Donna's blog on coaching, leadership, and life

Archive for November, 2010

Confidentiality—crucial to successful business relationships.

I lunched in a great little restaurant the other day. Key word “little” here, because just behind me were two gentlemen who were meeting with someone on a speakerphone. It was so loud and intrusive that I had trouble listening to the person I was lunching with. I finally turned around and very nicely said: “May I ask you to turn off your speakerphone, as I’m finding it difficult to hear our conversation?” One of the gentleman said: “Oh, I’m sorry, I’m a lawyer and we’re getting some information that’s important about this young man who is in jail, and this (he gestures to his lunch partner) is the boy’s father.”

I offered a brief acknowledgement to the boy’s father and turned back around to my friend. They turned off the speakerphone, and my friend and I marveled at the lack of integrity and professionalism the attorney’s behavior demonstrated.

Trust is the foundation of any business relationship. And our integrity in maintaining our employees’ and/or clients’ privacy and esteem—at all times, whether they’re present or not—is crucial.

Temporary relief.

So many of us are stretched to the limit with work demands—a high influx of emails and communications awaiting our responses, multiple projects and major deadlines.
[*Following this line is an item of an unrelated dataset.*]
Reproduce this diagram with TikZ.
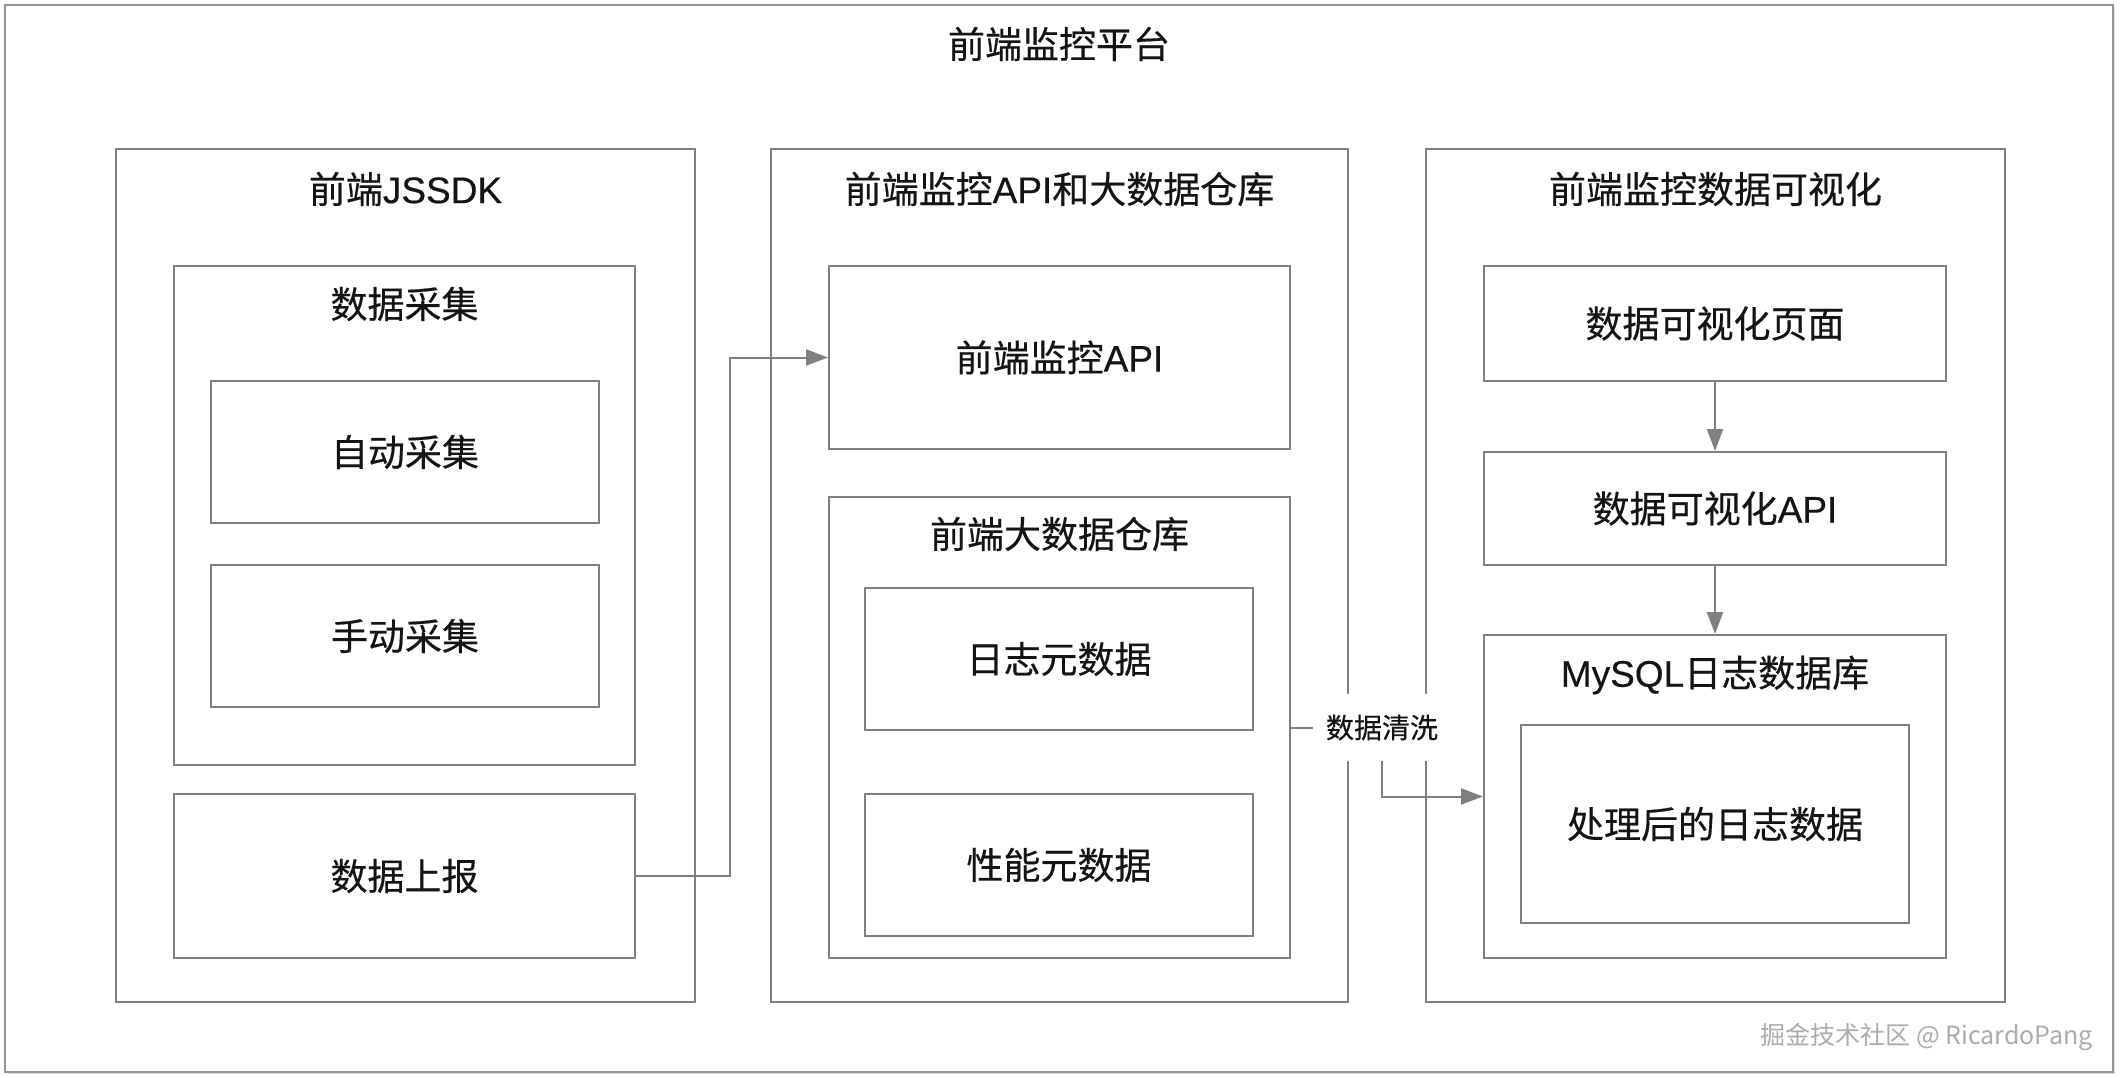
\documentclass[tikz,border=0pt]{standalone}
\usepackage{fontspec}
\setmainfont{Noto Sans CJK SC}[FakeBold=0.4]
\newfontfamily\lat{Liberation Sans}[FakeBold=0.4]
\newfontfamily\wmfont{Noto Sans CJK SC}
\usetikzlibrary{arrows.meta,shadows}
\definecolor{lc}{RGB}{128,128,128}
\definecolor{tc}{RGB}{20,20,20}
\begin{document}
\begin{tikzpicture}[x=1pt,y=-1pt,
  box/.style={draw=lc, line width=2pt, inner sep=0pt, fill=white},
  txt/.style={font=\fontsize{37}{44}\selectfont, text=tc},
  arr/.style={draw=lc, line width=2pt, -{Triangle[length=22pt,width=16pt]}},
  tbox/.style={box, txt}]
\useasboundingbox[fill=white] (0,0) rectangle (2120,1078);
% outer frame
\node[box, draw=lc!85, minimum width=2108pt, minimum height=1067pt,
  drop shadow={shadow xshift=2pt, shadow yshift=-2pt, opacity=0.25}] (frame) at (1059,538.5) {};
\node[txt] (ttl) at (1059,44) {前端监控平台};
% columns
\node[box, minimum width=579pt, minimum height=853pt] (col1) at (405.5,575.5) {};
\node[txt] (t1) at (405.5,189) {前端{\lat JSSDK}};
\node[box, minimum width=577pt, minimum height=853pt] (col2) at (1059.5,575.5) {};
\node[txt] (t2) at (1059.5,189) {前端监控{\lat API}和大数据仓库};
\node[box, minimum width=579pt, minimum height=853pt] (col3) at (1715.5,575.5) {};
\node[txt] (t3) at (1715.5,189) {前端监控数据可视化};
% column 1
\node[box, minimum width=461pt, minimum height=499pt] (collect) at (404.5,515.5) {};
\node[txt] (tcollect) at (404.5,304) {数据采集};
\node[tbox, minimum width=388pt, minimum height=142pt] (auto) at (405,452) {自动采集};
\node[tbox, minimum width=388pt, minimum height=142pt] (manual) at (405,636) {手动采集};
\node[tbox, minimum width=461pt, minimum height=164pt] (report) at (404.5,876) {数据上报};
% column 2
\node[tbox, minimum width=461pt, minimum height=183pt] (api) at (1059.5,357.5) {前端监控{\lat API}};
\node[box, minimum width=461pt, minimum height=461pt] (wh) at (1059.5,727.5) {};
\node[txt] (twh) at (1059.5,534) {前端大数据仓库};
\node[tbox, minimum width=388pt, minimum height=142pt] (logmeta) at (1059,659) {日志元数据};
\node[tbox, minimum width=388pt, minimum height=142pt] (perfmeta) at (1059,865) {性能元数据};
% column 3
\node[tbox, minimum width=462pt, minimum height=115pt] (page) at (1715,323.5) {数据可视化页面};
\node[tbox, minimum width=462pt, minimum height=113pt] (visapi) at (1715,508.5) {数据可视化{\lat API}};
\node[box, minimum width=462pt, minimum height=323pt] (mysql) at (1715,796.5) {};
\node[txt] (tmysql) at (1715,675) {{\lat MySQL}日志数据库};
\node[tbox, minimum width=388pt, minimum height=198pt] (processed) at (1715,824) {处理后的日志数据};
% connectors
\coordinate (c1) at (730,0);
\draw[arr] (report.east) -- (report.east -| c1) -- (api.west -| c1) -- (api.west);
\coordinate (c2) at (1382,0);
\draw[arr] (wh.east) -- (wh.east -| c2) -- (mysql.west -| c2) -- (mysql.west);
\node[fill=white, font=\fontsize{28}{34}\selectfont, text=tc, inner xsep=13pt, inner ysep=0pt, minimum height=67pt] (clean) at (wh.east -| c2) {数据清洗};
\draw[arr] (page.south) -- (visapi.north);
\draw[arr] (visapi.south) -- (mysql.north);
% watermark
\node[anchor=east, text=gray!65, font=\wmfont\fontsize{25}{30}\selectfont, inner sep=0pt] (wm) at (2093,1037) {掘金技术社区 @ RicardoPang};
\end{tikzpicture}
\end{document}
Add family and friend responsibilities, and life in general, and we may find ourselves stressed and out of balance.

I am fortunate because when I’m swamped, it generally happens in two to four-week spurts and then there may be a short respite—a few days—where I can slow down a little, and regroup before the next wave. For me, this is essential in order for me to deliver my best work.

For many of you who are employed in the current business environment, you may be working at this level for many months at a time. And if you are, you may not be as effective, efficient, and certainly not as creative, when you are stressed or exhausted. In addition to your not feeling balanced, your organization may not be getting your best work, and your family and friends probably aren’t getting your best either.

If you can relate, and you’re leading others, it’s important to remember that the same holds true for your team. Your genuine empathy for, and acknowledgment of, the current state of high demands can help. Offering a vision or target for anticipated assistance, or hope towards an upcoming shift in the pace may go a long way.

At the very least, you may want to offer a gesture to demonstrate your appreciation. Have lunch brought in and invite people to take a break. Or, if feasible, encourage your staff to head home early on a Friday afternoon or on a day when you sense that they may need it. Or, you can simply take the time to write personal notes to offer your thanks for their hard work.

These ideas reflect gestures that can be meaningful, and can have an impact on morale, in the short term. However, a true leader who consistently finds their employees in a heightened stressful state, will do whatever he or she can to change the situation or circumstances that cause people to consistently work without relief.